● **STATED EXERCISE**: Return the complete listing that follows, with each line reproduced exactly.

>> Start

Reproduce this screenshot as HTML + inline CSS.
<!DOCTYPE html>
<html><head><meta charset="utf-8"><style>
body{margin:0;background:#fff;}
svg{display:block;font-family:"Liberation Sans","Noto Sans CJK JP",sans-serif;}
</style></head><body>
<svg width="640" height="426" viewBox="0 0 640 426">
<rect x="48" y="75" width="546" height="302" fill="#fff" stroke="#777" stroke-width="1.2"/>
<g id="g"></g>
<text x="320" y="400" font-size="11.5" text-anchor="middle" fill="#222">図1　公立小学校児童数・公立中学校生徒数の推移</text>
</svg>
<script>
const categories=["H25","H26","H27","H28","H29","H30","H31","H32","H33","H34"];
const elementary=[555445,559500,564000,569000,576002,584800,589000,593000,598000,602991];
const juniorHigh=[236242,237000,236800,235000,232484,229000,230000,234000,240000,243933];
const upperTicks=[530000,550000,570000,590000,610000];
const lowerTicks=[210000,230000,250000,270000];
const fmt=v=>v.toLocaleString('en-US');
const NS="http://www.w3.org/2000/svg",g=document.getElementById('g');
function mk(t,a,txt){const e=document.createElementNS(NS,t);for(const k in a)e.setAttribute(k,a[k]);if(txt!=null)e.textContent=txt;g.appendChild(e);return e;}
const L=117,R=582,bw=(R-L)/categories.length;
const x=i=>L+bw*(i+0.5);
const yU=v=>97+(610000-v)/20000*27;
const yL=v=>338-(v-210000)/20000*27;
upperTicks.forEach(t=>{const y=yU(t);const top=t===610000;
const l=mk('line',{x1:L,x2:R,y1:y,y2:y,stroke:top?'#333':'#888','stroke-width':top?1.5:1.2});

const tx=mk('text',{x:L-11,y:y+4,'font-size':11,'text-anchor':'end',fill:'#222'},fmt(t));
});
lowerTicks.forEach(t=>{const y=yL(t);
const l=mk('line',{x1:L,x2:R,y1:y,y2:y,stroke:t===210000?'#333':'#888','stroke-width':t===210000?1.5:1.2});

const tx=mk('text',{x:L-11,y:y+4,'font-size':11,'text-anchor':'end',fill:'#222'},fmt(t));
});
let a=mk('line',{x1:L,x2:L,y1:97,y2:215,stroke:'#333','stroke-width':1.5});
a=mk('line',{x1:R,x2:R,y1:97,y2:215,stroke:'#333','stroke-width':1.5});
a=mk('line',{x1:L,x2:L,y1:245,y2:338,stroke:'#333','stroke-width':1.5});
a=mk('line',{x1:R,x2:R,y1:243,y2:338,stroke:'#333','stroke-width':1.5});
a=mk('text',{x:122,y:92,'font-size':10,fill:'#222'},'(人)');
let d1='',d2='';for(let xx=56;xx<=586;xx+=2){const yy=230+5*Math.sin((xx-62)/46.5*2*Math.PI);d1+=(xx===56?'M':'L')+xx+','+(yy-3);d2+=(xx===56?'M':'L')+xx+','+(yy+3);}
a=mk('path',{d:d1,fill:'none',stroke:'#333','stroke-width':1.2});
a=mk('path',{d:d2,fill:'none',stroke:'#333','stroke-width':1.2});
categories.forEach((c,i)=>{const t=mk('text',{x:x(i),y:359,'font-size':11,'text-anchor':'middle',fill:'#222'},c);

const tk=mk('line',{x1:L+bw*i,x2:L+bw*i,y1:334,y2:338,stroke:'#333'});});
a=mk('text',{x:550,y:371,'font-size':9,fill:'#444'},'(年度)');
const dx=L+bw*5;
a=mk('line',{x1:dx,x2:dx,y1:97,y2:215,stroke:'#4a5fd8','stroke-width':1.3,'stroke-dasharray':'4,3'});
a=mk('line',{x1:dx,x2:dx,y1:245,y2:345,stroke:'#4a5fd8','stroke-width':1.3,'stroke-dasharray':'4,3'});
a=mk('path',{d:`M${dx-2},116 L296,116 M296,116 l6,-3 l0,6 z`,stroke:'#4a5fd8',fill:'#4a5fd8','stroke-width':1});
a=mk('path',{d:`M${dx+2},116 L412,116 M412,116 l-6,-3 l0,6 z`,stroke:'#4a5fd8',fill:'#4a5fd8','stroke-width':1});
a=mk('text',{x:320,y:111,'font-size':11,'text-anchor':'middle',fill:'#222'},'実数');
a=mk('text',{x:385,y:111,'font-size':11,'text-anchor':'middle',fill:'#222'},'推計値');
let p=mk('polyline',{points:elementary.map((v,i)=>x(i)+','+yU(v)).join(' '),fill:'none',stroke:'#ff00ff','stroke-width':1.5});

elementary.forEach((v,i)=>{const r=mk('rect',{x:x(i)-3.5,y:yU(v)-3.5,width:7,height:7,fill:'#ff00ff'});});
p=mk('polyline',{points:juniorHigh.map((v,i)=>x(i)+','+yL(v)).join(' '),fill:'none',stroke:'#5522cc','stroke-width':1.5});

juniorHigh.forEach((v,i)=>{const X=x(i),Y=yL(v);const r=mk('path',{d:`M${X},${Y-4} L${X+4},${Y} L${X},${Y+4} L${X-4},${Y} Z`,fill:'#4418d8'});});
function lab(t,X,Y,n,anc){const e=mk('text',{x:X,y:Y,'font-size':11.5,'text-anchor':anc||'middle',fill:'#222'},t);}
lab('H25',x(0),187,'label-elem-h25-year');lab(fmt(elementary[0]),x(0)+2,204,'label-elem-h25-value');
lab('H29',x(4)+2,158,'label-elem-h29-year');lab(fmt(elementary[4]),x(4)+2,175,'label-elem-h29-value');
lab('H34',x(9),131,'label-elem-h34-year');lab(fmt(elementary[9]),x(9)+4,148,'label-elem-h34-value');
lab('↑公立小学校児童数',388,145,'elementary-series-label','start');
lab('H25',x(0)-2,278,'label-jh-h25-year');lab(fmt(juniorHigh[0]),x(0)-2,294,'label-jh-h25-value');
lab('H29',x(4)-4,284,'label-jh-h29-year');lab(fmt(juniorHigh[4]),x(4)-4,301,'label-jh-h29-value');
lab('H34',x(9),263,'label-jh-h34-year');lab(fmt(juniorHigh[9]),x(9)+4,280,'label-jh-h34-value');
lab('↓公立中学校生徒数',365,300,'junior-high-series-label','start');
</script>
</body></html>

>> End

● **ANSWER FOR THIS EXERCISE**:
Reproduce this screenshot as HTML + inline CSS.
<!DOCTYPE html>
<html><head><meta charset="utf-8"><style>
body{margin:0;background:#fff;}
svg{display:block;font-family:"Liberation Sans","Noto Sans CJK JP",sans-serif;}
</style></head><body>
<svg width="640" height="426" viewBox="0 0 640 426">
<rect x="48" y="75" width="546" height="302" fill="#fff" stroke="#777" stroke-width="1.2"/>
<g id="g"></g>
<text x="320" y="400" font-size="11.5" text-anchor="middle" fill="#222">図1　公立小学校児童数・公立中学校生徒数の推移</text>
</svg>
<script>
const categories=["H25","H26","H27","H28","H29","H30","H31","H32","H33","H34"];
const elementary=[555445,559500,564000,569000,576002,584800,589000,593000,598000,602991];
const juniorHigh=[236242,237000,236800,235000,232484,229000,230000,234000,240000,243933];
const upperTicks=[530000,550000,570000,590000,610000];
const lowerTicks=[210000,230000,250000,270000];
const fmt=v=>v.toLocaleString('en-US');
const NS="http://www.w3.org/2000/svg",g=document.getElementById('g');
function mk(t,a,txt){const e=document.createElementNS(NS,t);for(const k in a)e.setAttribute(k,a[k]);if(txt!=null)e.textContent=txt;g.appendChild(e);return e;}
const L=117,R=582,bw=(R-L)/categories.length;
const x=i=>L+bw*(i+0.5);
const yU=v=>97+(610000-v)/20000*27;
const yL=v=>338-(v-210000)/20000*27;
upperTicks.forEach(t=>{const y=yU(t);const top=t===610000;
const l=mk('line',{x1:L,x2:R,y1:y,y2:y,stroke:top?'#333':'#888','stroke-width':top?1.5:1.2});

const tx=mk('text',{x:L-11,y:y+4,'font-size':11,'text-anchor':'end',fill:'#222'},fmt(t));
});
lowerTicks.forEach(t=>{const y=yL(t);
const l=mk('line',{x1:L,x2:R,y1:y,y2:y,stroke:t===210000?'#333':'#888','stroke-width':t===210000?1.5:1.2});

const tx=mk('text',{x:L-11,y:y+4,'font-size':11,'text-anchor':'end',fill:'#222'},fmt(t));
});
let a=mk('line',{x1:L,x2:L,y1:97,y2:215,stroke:'#333','stroke-width':1.5});
a=mk('line',{x1:R,x2:R,y1:97,y2:215,stroke:'#333','stroke-width':1.5});
a=mk('line',{x1:L,x2:L,y1:245,y2:338,stroke:'#333','stroke-width':1.5});
a=mk('line',{x1:R,x2:R,y1:243,y2:338,stroke:'#333','stroke-width':1.5});
a=mk('text',{x:122,y:92,'font-size':10,fill:'#222'},'(人)');
let d1='',d2='';for(let xx=56;xx<=586;xx+=2){const yy=230+5*Math.sin((xx-62)/46.5*2*Math.PI);d1+=(xx===56?'M':'L')+xx+','+(yy-3);d2+=(xx===56?'M':'L')+xx+','+(yy+3);}
a=mk('path',{d:d1,fill:'none',stroke:'#333','stroke-width':1.2});
a=mk('path',{d:d2,fill:'none',stroke:'#333','stroke-width':1.2});
categories.forEach((c,i)=>{const t=mk('text',{x:x(i),y:359,'font-size':11,'text-anchor':'middle',fill:'#222'},c);

const tk=mk('line',{x1:L+bw*i,x2:L+bw*i,y1:334,y2:338,stroke:'#333'});});
a=mk('text',{x:550,y:371,'font-size':9,fill:'#444'},'(年度)');
const dx=L+bw*5;
a=mk('line',{x1:dx,x2:dx,y1:97,y2:215,stroke:'#4a5fd8','stroke-width':1.3,'stroke-dasharray':'4,3'});
a=mk('line',{x1:dx,x2:dx,y1:245,y2:345,stroke:'#4a5fd8','stroke-width':1.3,'stroke-dasharray':'4,3'});
a=mk('path',{d:`M${dx-2},116 L296,116 M296,116 l6,-3 l0,6 z`,stroke:'#4a5fd8',fill:'#4a5fd8','stroke-width':1});
a=mk('path',{d:`M${dx+2},116 L412,116 M412,116 l-6,-3 l0,6 z`,stroke:'#4a5fd8',fill:'#4a5fd8','stroke-width':1});
a=mk('text',{x:320,y:111,'font-size':11,'text-anchor':'middle',fill:'#222'},'実数');
a=mk('text',{x:385,y:111,'font-size':11,'text-anchor':'middle',fill:'#222'},'推計値');
let p=mk('polyline',{points:elementary.map((v,i)=>x(i)+','+yU(v)).join(' '),fill:'none',stroke:'#ff00ff','stroke-width':1.5});

elementary.forEach((v,i)=>{const r=mk('rect',{x:x(i)-3.5,y:yU(v)-3.5,width:7,height:7,fill:'#ff00ff'});});
p=mk('polyline',{points:juniorHigh.map((v,i)=>x(i)+','+yL(v)).join(' '),fill:'none',stroke:'#5522cc','stroke-width':1.5});

juniorHigh.forEach((v,i)=>{const X=x(i),Y=yL(v);const r=mk('path',{d:`M${X},${Y-4} L${X+4},${Y} L${X},${Y+4} L${X-4},${Y} Z`,fill:'#4418d8'});});
function lab(t,X,Y,n,anc){const e=mk('text',{x:X,y:Y,'font-size':11.5,'text-anchor':anc||'middle',fill:'#222'},t);}
lab('H25',x(0),187,'label-elem-h25-year');lab(fmt(elementary[0]),x(0)+2,204,'label-elem-h25-value');
lab('H29',x(4)+2,158,'label-elem-h29-year');lab(fmt(elementary[4]),x(4)+2,175,'label-elem-h29-value');
lab('H34',x(9),131,'label-elem-h34-year');lab(fmt(elementary[9]),x(9)+4,148,'label-elem-h34-value');
lab('↑公立小学校児童数',388,145,'elementary-series-label','start');
lab('H25',x(0)-2,278,'label-jh-h25-year');lab(fmt(juniorHigh[0]),x(0)-2,294,'label-jh-h25-value');
lab('H29',x(4)-4,284,'label-jh-h29-year');lab(fmt(juniorHigh[4]),x(4)-4,301,'label-jh-h29-value');
lab('H34',x(9),263,'label-jh-h34-year');lab(fmt(juniorHigh[9]),x(9)+4,280,'label-jh-h34-value');
lab('↓公立中学校生徒数',365,300,'junior-high-series-label','start');
</script>
</body></html>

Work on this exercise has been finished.